In college and professional athletics, Assistant Coaches serve in an apprentice role for Head Coaches. They develop their talents and skills under the tutelage and guidance of a successful coach as they learn the ropes about how to someday guide their own team. 

If the head coach is an effective developer of talent, they push assistants to take the next level-job at another school or team. The best of these assistants become head coaches themselves and start the process all over with their own group of assistants. 

The Coaching Tree of a Head Coach is exactly what it sounds like — a visual illustration of who they have mentored and where those folks are now serving as successful head coaches. Those head coaches then have their own branches. And so on.

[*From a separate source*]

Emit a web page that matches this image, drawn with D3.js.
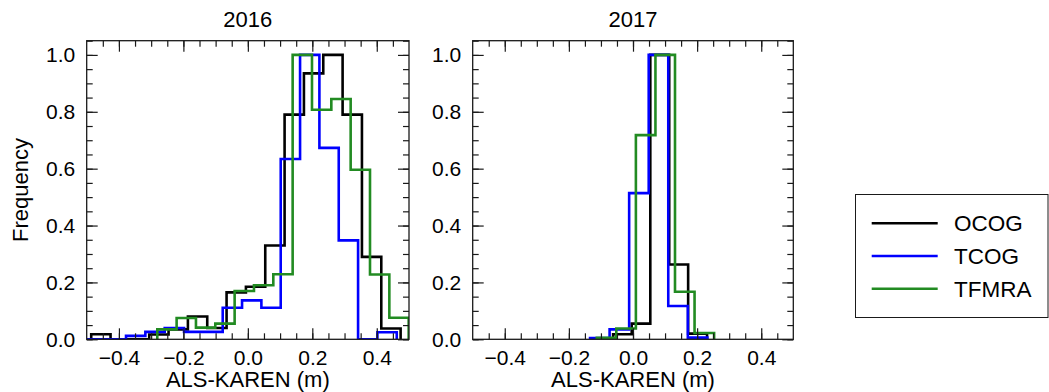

In the world of athletics, the coaches with a superlative Coaching Tree are considered the best of the best. Not only can they succeed with their own teams, but they can transfer their knowledge and skills to others. 

Great leaders outside of athletics would be smart to consider their own Coaching Trees. A clear sign of a special leader is the track record of those they have mentored and developed, whether those mentees go on to great success elsewhere or inside the original organization. 

Charting out the leaders you have developed and learning where they are now can be an illuminating exercise. Visualizing the impact you have had on others can reinforce the importance of developing others. It can even underscore why you do this work in the first place. 

A leader’s true legacy is in the relationships they touch directly and indirectly for years to come. 

Your Coaching Tree displays this legacy, so you know where you stand. How healthy is your tree? Is the labor of your leadership bearing enough fruit?